— Your task —
Nothing after the line with "Chart.register(...registerables);" belongs in the copy; extract the lines below from the top through that line, pictures left out.

— Stored data —
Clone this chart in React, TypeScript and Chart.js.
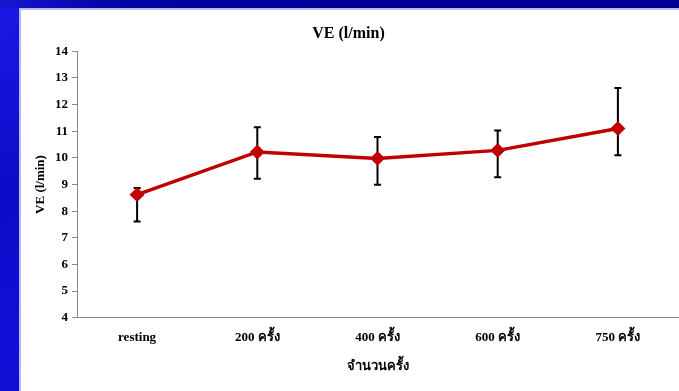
import React, { useEffect, useRef } from "react";
import { Chart, registerables } from "chart.js";

Chart.register(...registerables);

const categories = ["resting", "200 ครั้ง", "400 ครั้ง", "600 ครั้ง", "750 ครั้ง"];
const meanValues = [8.62, 10.22, 9.98, 10.28, 11.1];
const upperValues = [8.87, 11.15, 10.78, 11.03, 12.62];
const lowerValues = [7.61, 9.22, 8.99, 9.27, 10.1];
const yTickMin = 4;
const yTickMax = 14;

const FONT = "'Liberation Serif', 'Times New Roman', serif";

const errorBarPlugin = {
  id: "errorBars",
  beforeDatasetsDraw(chart: any) {
    const { ctx, scales } = chart;
    const x = scales.x;
    const y = scales.y;
    ctx.save();
    ctx.strokeStyle = "#000000";
    ctx.lineWidth = 2;
    categories.forEach((_, i) => {
      const px = x.getPixelForValue(i);
      const pt = y.getPixelForValue(upperValues[i]);
      const pb = y.getPixelForValue(lowerValues[i]);
      ctx.beginPath();
      ctx.moveTo(px, pt);
      ctx.lineTo(px, pb);
      ctx.moveTo(px - 3.5, pt);
      ctx.lineTo(px + 3.5, pt);
      ctx.moveTo(px - 3.5, pb);
      ctx.lineTo(px + 3.5, pb);
      ctx.stroke();
    });
    ctx.restore();
  },
};

export default function App() {
  const ref = useRef<HTMLCanvasElement | null>(null);
  useEffect(() => {
    if (!ref.current) return;
    const chart = new Chart(ref.current, {
      type: "line",
      data: {
        labels: categories,
        datasets: [
          {
            data: meanValues,
            borderColor: "#c00000",
            borderWidth: 3.5,
            pointStyle: "rectRot",
            pointRadius: 5,
            pointBackgroundColor: "#c00000",
            pointBorderColor: "#c00000",
            tension: 0,
          },
        ],
      },
      options: {
        animation: false,
        responsive: false,
        layout: { autoPadding: false, padding: { left: 0, right: 1, top: 0, bottom: 13 } },
        plugins: {
          legend: { display: false },
          tooltip: { enabled: false },
          title: {
            display: true,
            text: "VE (l/min)",
            color: "#000",
            font: { family: FONT, size: 16, weight: "bold" },
            padding: { top: 16, bottom: 8 },
          },
        },
        scales: {
          x: {
            offset: true,
            afterFit(scale: any) {
              scale.paddingLeft = 0;
              scale.paddingRight = 0;
            },
            grid: { display: false },
            border: { display: true, color: "#888888", width: 1 },
            ticks: {
              color: "#000",
              font: { family: FONT, size: 13, weight: "bold" },
              padding: 4,
              maxRotation: 0,
            },
            title: {
              display: true,
              text: "จำนวนครั้ง",
              color: "#000",
              font: { family: FONT, size: 13, weight: "bold" },
              padding: { top: 9, bottom: 4 },
            },
          },
          y: {
            min: yTickMin,
            max: yTickMax,
            afterFit(scale: any) {
              scale.width = 58;
            },
            grid: {
              display: true,
              drawOnChartArea: false,
              drawTicks: true,
              tickLength: 5,
              color: "#888888",
            },
            border: { display: true, color: "#888888", width: 1 },
            ticks: {
              stepSize: 1,
              color: "#000",
              font: { family: FONT, size: 13, weight: "bold" },
              padding: 4,
            },
            title: {
              display: true,
              text: "VE (l/min)",
              color: "#000",
              font: { family: FONT, size: 13, weight: "bold" },
              padding: { top: 14, bottom: 0 },
            },
          },
        },
      },
      plugins: [errorBarPlugin],
    });
    return () => chart.destroy();
  }, []);

  return (
    <div
      style={{
        position: "fixed",
        left: 0,
        top: 0,
        width: 679,
        height: 391,
        overflow: "hidden",
        background:
          "linear-gradient(160deg, #1a1ae6 0%, #0c0cc8 30%, #1010d8 55%, #0a0ab8 100%)",
      }}
    >
      <div
        style={{
          position: "absolute",
          left: 0,
          top: 0,
          width: 679,
          height: 8,
          background: "linear-gradient(90deg, #1616d0 0%, #0505a8 15%, #00009a 40%, #000094 100%)",
        }}
      />
      <div
        style={{
          position: "absolute",
          left: 19,
          top: 8,
          width: 660,
          height: 383,
          background: "#ffffff",
          borderLeft: "2px solid #b8b8f0",
          borderTop: "2px solid #b8b8f0",
          boxSizing: "border-box",
        }}
      />
      <canvas
        ref={ref}
        width={660}
        height={383}
        style={{ position: "absolute", left: 19, top: 8, display: "block" }}
      />
    </div>
  );
}
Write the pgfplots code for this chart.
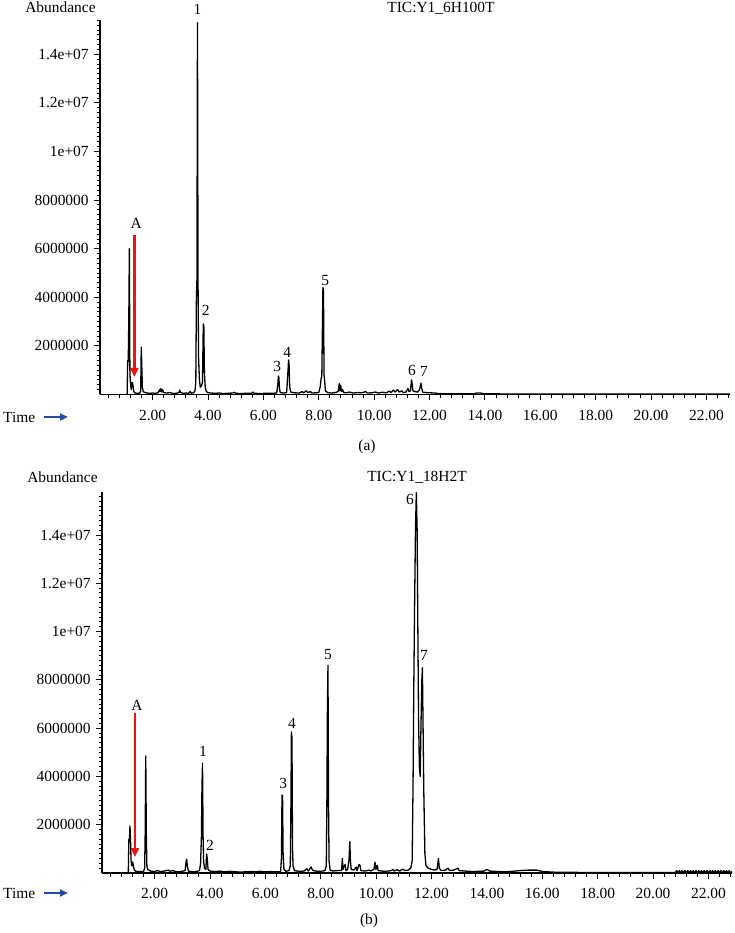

— Solved problem —
Clone this chart in React, TypeScript and Chart.js.
import React, { useEffect, useRef } from "react";
import { Chart, registerables } from "chart.js";

Chart.register(...registerables);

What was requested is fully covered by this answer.